After the junta's coup, officers at all police stations in Argentina were interviewed by the military. Many have been convicted for their roles in human rights abuses that occurred at the time.
"The people in the Parana Delta are known to be very reserved and not likely to open up to outsiders. But they also kept quiet because of fear of the military," says Mr Magnotta.
Slow process
Mr Magnotta lives in the nearby city of Gualeguaychu. For years he slowly worked to gain the trust of the islanders with the help of a local friend who lives in the delta's main town, Villa Paranacito.
Many were initially wary of speaking out, but the trials and convictions of former military officers that have taken place in Argentina in recent years have given courage to those who were afraid of telling what they knew.
Both Mr Queipo and Mr Pinazo only agreed to speak to the BBC if their names or faces were not shown.

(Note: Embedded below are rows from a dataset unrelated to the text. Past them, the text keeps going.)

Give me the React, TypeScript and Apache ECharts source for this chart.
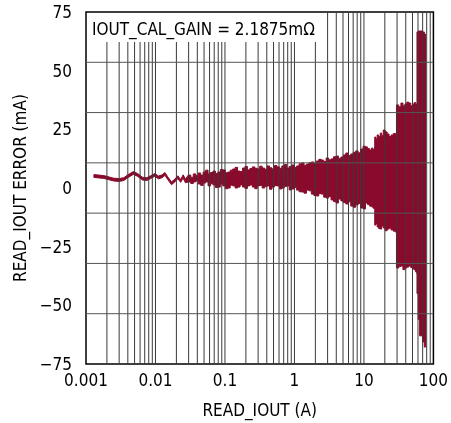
import React, { useEffect, useRef } from "react";
import * as echarts from "echarts";

// X axis (log) tick labels
const xTickLabels = ["0.001", "0.01", "0.1", "1", "10", "100"];
const yMin = -75;
const yMax = 75;
const yStep = 25;
// the plot's horizontal grid divides the frame into 7 equal bands
const yGridBands = 7;
// index from which the trace is a sampled, stepped noise band
const bandStart = 22;

// READ_IOUT (A)
const currentA = [
  0.0013, 0.0018, 0.0025, 0.003, 0.0035, 0.004, 0.0048, 0.0055, 0.0065, 0.0075,
  0.0085, 0.0098, 0.011, 0.0125, 0.0137, 0.015, 0.017, 0.019, 0.021, 0.023,
  0.025, 0.027,
  0.0297, 0.0322, 0.035, 0.038, 0.0412, 0.0447, 0.0485, 0.0526, 0.0571, 0.0619,
  0.0672, 0.0729, 0.0791, 0.0858, 0.0931, 0.101, 0.1096, 0.119, 0.129, 0.14,
  0.1518, 0.165, 0.1787, 0.194, 0.2103, 0.228, 0.2476, 0.269, 0.2914, 0.316,
  0.343, 0.372, 0.4038, 0.438, 0.4754, 0.516, 0.5596, 0.607, 0.6587, 0.715,
  0.7754, 0.841, 0.9128, 0.99, 1.075, 1.166, 1.265, 1.372, 1.489, 1.616,
  1.753, 1.902, 2.063, 2.239, 2.429, 2.635, 2.859, 3.102, 3.365, 3.651,
  3.961, 4.298, 4.663, 5.059, 5.489, 5.955, 6.461, 7.009, 7.604, 8.25,
  8.951, 9.713, 10.54, 11.25, 12.0, 12.81, 13.5, 14.2,
  14.3, 14.9, 15.5, 16.3, 17.18, 18.0, 18.95, 20.2, 21.59, 23.0,
  24.6, 26.5, 28.5, 29.2,
  29.4, 31.7, 34.09, 36.4, 38.84, 41.5, 44.25, 47.2, 50.42, 53.0,
  55.59, 57.5,
  58.0, 60.5, 63.35, 69.87, 74.0, 77.0,
];
// upper envelope of READ_IOUT error (mA)
const errUpper = [
  5.7, 5.3, 4.2, 4.0, 4.4, 5.6, 7.0, 6.2, 4.6, 4.4,
  5.2, 6.2, 5.1, 5.6, 6.6, 4.8, 2.6, 3.8, 5.2, 3.6,
  5.6, 3.8,
  5.5, 4.6, 6.0, 5.3, 6.4, 5.5, 6.8, 7.6, 6.0, 6.6,
  7.2, 6.2, 6.8, 7.9, 7.7, 6.5, 6.8, 7.6, 8.1, 8.8,
  7.2, 7.0, 8.5, 9.2, 7.7, 8.3, 9.0, 8.4, 8.1, 9.3,
  8.5, 8.0, 9.4, 8.6, 8.1, 9.6, 9.0, 8.4, 9.4, 10.0,
  8.5, 9.2, 9.8, 8.8, 9.4, 10.3, 10.7, 9.7, 10.2, 10.8,
  11.1, 10.4, 11.5, 12.2, 11.9, 11.3, 12.8, 12.0, 12.4, 13.3,
  13.6, 12.6, 13.2, 14.1, 14.9, 13.8, 14.5, 15.2, 15.8, 15.0,
  16.6, 17.8, 17.5, 16.8, 16.2, 17.0, 16.4, 17.5,
  21.7, 20.9, 22.6, 21.9, 23.4, 22.4, 24.7, 23.9, 23.0, 21.9,
  22.6, 23.2, 21.7, 21.7,
  35.4, 34.6, 36.2, 35.0, 35.8, 36.6, 36.2, 35.0, 35.8, 36.4,
  35.8, 35.4,
  66.5, 66.9, 66.9, 66.5, 65.6, 64.5,
];
// lower envelope of READ_IOUT error (mA)
const errLower = [
  4.5, 4.1, 3.0, 2.8, 3.2, 4.4, 5.8, 5.0, 3.4, 3.2,
  4.0, 5.0, 3.9, 4.4, 5.4, 3.6, 1.4, 2.6, 4.0, 2.4,
  4.2, 2.2,
  2.6, 1.9, 2.6, 3.0, 1.7, 1.1, 2.1, 2.6, 0.9, 1.8,
  1.3, 0.2, 0.4, 1.7, 0.9, -0.3, 0.0, 1.2, 0.9, 0.0,
  0.4, 1.3, 0.4, -0.2, 0.9, 1.3, 0.4, -0.3, 0.9, 1.1,
  0.0, 0.6, 0.9, -0.5, 0.4, 1.0, 0.9, -0.4, 0.0, 0.7,
  0.9, -0.8, -0.4, 0.2, -0.9, -1.6, -1.7, -2.2, -0.9, -1.2,
  -2.6, -3.2, -3.4, -2.4, -2.6, -3.9, -4.3, -3.6, -5.1, -5.8,
  -6.4, -4.7, -5.5, -6.2, -6.8, -5.9, -7.7, -8.2, -7.2, -6.6,
  -8.5, -8.9, -6.4, -7.0, -7.7, -8.0, -8.6, -7.7,
  -15.8, -15.2, -16.6, -17.3, -17.5, -16.2, -17.0, -18.2, -17.5, -17.1,
  -17.9, -18.4, -18.8, -18.8,
  -34.1, -33.5, -33.2, -34.8, -34.1, -33.7, -33.2, -33.9, -34.5, -34.9,
  -35.8, -36.5,
  -45.0, -56.0, -63.0, -65.6, -67.8, -67.8,
];

const FONT = '"Liberation Sans Narrow", "DejaVu Sans Condensed", Arial, sans-serif';
const BAND_COLOR = "#8a0a2c";

export default function App() {
  const ref = useRef<HTMLDivElement>(null);

  useEffect(() => {
    if (!ref.current) return;
    const chart = echarts.init(ref.current, undefined, { renderer: "svg" });

    const xGrid: number[] = [];
    for (let d = -3; d < 2; d++) {
      for (let m = 1; m <= 9; m++) {
        if (d === -3 && m === 1) continue;
        xGrid.push(m * Math.pow(10, d));
      }
    }
    const yGrid: number[] = [];
    for (let k = 1; k < yGridBands; k++) {
      yGrid.push(yMin + ((yMax - yMin) * k) / yGridBands);
    }

    const bandData = currentA.map((x, i) => [x, errUpper[i], errLower[i]]);

    const tracePath = (col: number, api: any) => {
      const pts: number[][] = [];
      for (let i = 0; i < bandData.length; i++) {
        const d = bandData[i];
        pts.push(api.coord([d[0], d[col]]));
        if (i >= bandStart && i < bandData.length - 1) {
          pts.push(api.coord([bandData[i + 1][0], d[col]]));
        }
      }
      return pts;
    };

    const option: any = {
      animation: false,
      grid: {
        left: 86,
        top: 12,
        right: 12,
        bottom: 59,
        show: true,
        borderColor: "#000",
        borderWidth: 1.5,
        backgroundColor: "transparent",
      },
      xAxis: {
        type: "log",
        logBase: 10,
        min: 0.001,
        max: 100,
        name: "READ_IOUT (A)",
        nameLocation: "middle",
        nameGap: 37,
        nameTextStyle: { fontFamily: FONT, fontSize: 17, color: "#000" },
        axisLine: { show: false },
        axisTick: { show: false },
        splitLine: { show: false },
        axisLabel: {
          margin: 7,
          fontFamily: FONT,
          fontSize: 17,
          color: "#000",
          formatter: (v: number) => {
            const i = Math.round(Math.log10(v)) + 3;
            return xTickLabels[i] ?? "";
          },
        },
      },
      yAxis: {
        type: "value",
        min: yMin,
        max: yMax,
        interval: yStep,
        name: "READ_IOUT ERROR (mA)",
        nameLocation: "middle",
        nameGap: 56,
        nameTextStyle: { fontFamily: FONT, fontSize: 17, color: "#000" },
        axisLine: { show: false },
        axisTick: { show: false },
        splitLine: { show: false },
        axisLabel: {
          margin: 14,
          fontFamily: FONT,
          fontSize: 17,
          color: "#000",
          formatter: (v: number) => String(v).replace("-", "\u2212"),
        },
      },
      series: [
        {
          type: "custom",
          data: bandData,
          z: 2,
          clip: true,
          renderItem: (params: any, api: any) => {
            if (params.dataIndex !== 0) return null;
            const cs = params.coordSys;
            const top = tracePath(1, api);
            const bot = tracePath(2, api).reverse();
            const children: any[] = [
              {
                type: "polygon",
                shape: { points: top.concat(bot) },
                style: { fill: BAND_COLOR, stroke: BAND_COLOR, lineWidth: 1 },
              },
            ];
            xGrid.forEach((v) => {
              const px = api.coord([v, 0])[0];
              children.push({
                type: "line",
                shape: { x1: px, y1: cs.y, x2: px, y2: cs.y + cs.height },
                style: { stroke: "#3a3a3a", lineWidth: 1 },
              });
            });
            yGrid.forEach((v) => {
              const py = api.coord([0.01, v])[1];
              children.push({
                type: "line",
                shape: { x1: cs.x, y1: py, x2: cs.x + cs.width, y2: py },
                style: { stroke: "#555", lineWidth: 1 },
              });
            });
            return { type: "group", children };
          },
        },
      ],
      graphic: [
        {
          type: "rect",
          z: 100,
          shape: { x: 87, y: 13, width: 235, height: 29 },
          style: { fill: "#fff" },
        },
        {
          type: "text",
          z: 101,
          x: 92,
          y: 29,
          style: {
            text: "IOUT_CAL_GAIN = 2.1875m\u03A9",
            fontFamily: FONT,
            fontSize: 17,
            fill: "#000",
            verticalAlign: "middle",
          },
        },
      ],
    };

    chart.setOption(option);
    return () => chart.dispose();
  }, []);

  return (
    <div
      ref={ref}
      style={{ position: "fixed", left: 0, top: 0, width: 451, height: 423 }}
    />
  );
}
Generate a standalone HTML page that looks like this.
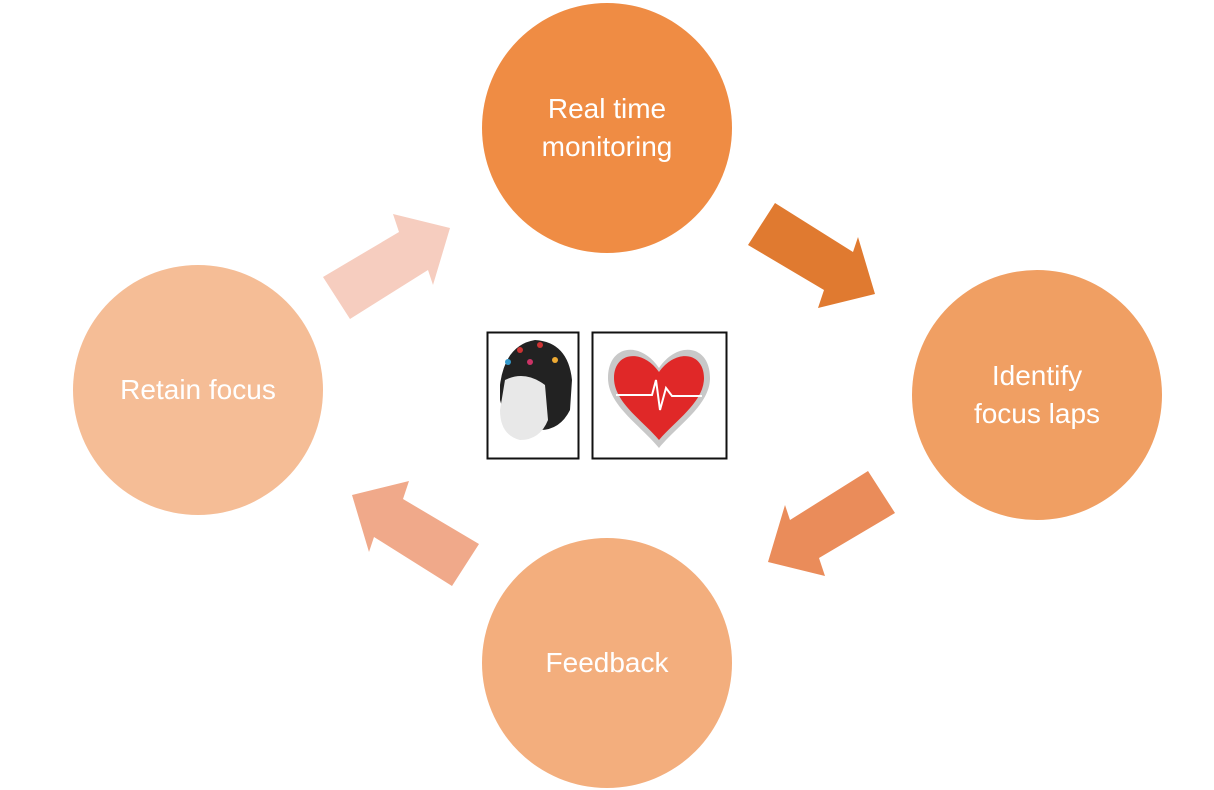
<!DOCTYPE html>
<html><head><style>
html,body{margin:0;padding:0;background:#fff;}
body{width:1214px;height:790px;position:relative;overflow:hidden;font-family:"Liberation Sans",sans-serif;}
.c{position:absolute;width:250px;height:250px;border-radius:50%;display:flex;align-items:center;justify-content:center;text-align:center;color:#fff;font-size:28px;line-height:38px;}
</style></head><body>
<svg width="1214" height="790" style="position:absolute;left:0;top:0">
<polygon fill="#e07a30" points="775,203 853,252 858,237 875,294 818,308 824,290 748,245"/>
<g transform="translate(1643,268) scale(-1,1)"><polygon fill="#ea8c5a" points="775,203 853,252 858,237 875,294 818,308 824,290 748,245"/></g>
<g transform="translate(1227,789) scale(-1,-1)"><polygon fill="#f0a98a" points="775,203 853,252 858,237 875,294 818,308 824,290 748,245"/></g>
<g transform="translate(-425,522) scale(1,-1)"><polygon fill="#f6cdbf" points="775,203 853,252 858,237 875,294 818,308 824,290 748,245"/></g>
<rect x="487.5" y="332.5" width="91" height="126" fill="#fff" stroke="#111" stroke-width="2"/>
<rect x="592.5" y="332.5" width="134" height="126" fill="#fff" stroke="#111" stroke-width="2"/>
<path d="M500,385 Q505,345 535,340 Q568,342 572,380 L570,410 Q560,430 540,430 L520,435 Q505,420 500,400Z" fill="#222"/>
<path d="M505,380 Q525,370 545,385 L548,420 Q540,440 520,440 Q500,435 500,410Z" fill="#e8e8e8"/>
<circle cx="520" cy="350" r="3" fill="#c33"/><circle cx="540" cy="345" r="3" fill="#c33"/><circle cx="555" cy="360" r="3" fill="#ea3"/><circle cx="508" cy="362" r="3" fill="#39c"/><circle cx="530" cy="362" r="3" fill="#c36"/>
<path d="M659,368 C640,340 608,345 608,378 C608,405 640,425 659,448 C678,425 710,405 710,378 C710,345 678,340 659,368Z" fill="#c8c8c8"/>
<path d="M659,372 C642,348 614,352 614,378 C614,402 642,420 659,440 C676,420 704,402 704,378 C704,352 676,348 659,372Z" fill="#e02828"/>
<polyline points="616,395 652,395 656,380 660,410 666,388 672,396 702,396" fill="none" stroke="#fff" stroke-width="2"/>
</svg>
<div class="c" style="left:482px;top:3px;background:#ef8c44">Real time<br>monitoring</div>
<div class="c" style="left:912px;top:270px;background:#f09f63">Identify<br>focus laps</div>
<div class="c" style="left:482px;top:538px;background:#f3ae7d">Feedback</div>
<div class="c" style="left:73px;top:265px;background:#f5bd96">Retain focus</div>
</body></html>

But after doing the interview, they both changed their minds and accepted being identified.
"Since my book was published more and more people have come forward to give testimony of the horrible things they saw here during the dictatorship," says Mr Magnotta.
He says that now, at least twice a week, he is getting emails or calls from people who want to add information to his research.
"The publication of this investigation has helped those who were reluctant to speak before," he adds.
Hope
Families of the disappeared are watching closely to see what this new research can add to their decades-long search.
"I still have hopes of finding the remains of my son. If I ever find them it will help me enormously," says Santa Teresita Dezorzi, who at 82 is still politically active. She is the leader of the human rights organisation Mothers of May Square of Gualeguaychu.
Her son Oscar was kidnapped by security forces on 10 August 1976. He was arrested in the middle of the night, forced half naked into a vehicle, and never seen again.
He was a member of Montoneros, an armed guerrilla group which fought the military in the late 1970s.
"Of course I have thought long about the possibility that his remains are here, in the nearby delta. How can I not think about that?," she says.
At the time of his arrest Oscar had a five-month old son, Emanuel, who is now 37. As for his grandmother, the disappearance of his father is a burden he has carried all of his life.
"I remember when I was a child that people would look at me as if they knew something I did not. Families like ours, who have lived with a situation like this, are different. We are not a normal family," says Emanuel.
Last December a court found four former military and police officers guilty of the illegal arrest, torture and disappearance of Oscar Dezorzi and three other left-wing activists from Gualeguaychu.
But for the Dezorzis, the trial produced no information on where Oscar's remains might be.
"I don't know why they still have to keep hurting us. My grandmother has done nothing wrong. I have done nothing wrong. Then why not tell us where my dad is," says Emanuel Dezorzi.
"There are many families in Argentina destroyed by this, just like us. We have gone through 37 years of not knowing. To have a relative disappeared is a wound that does not close until the person appears again."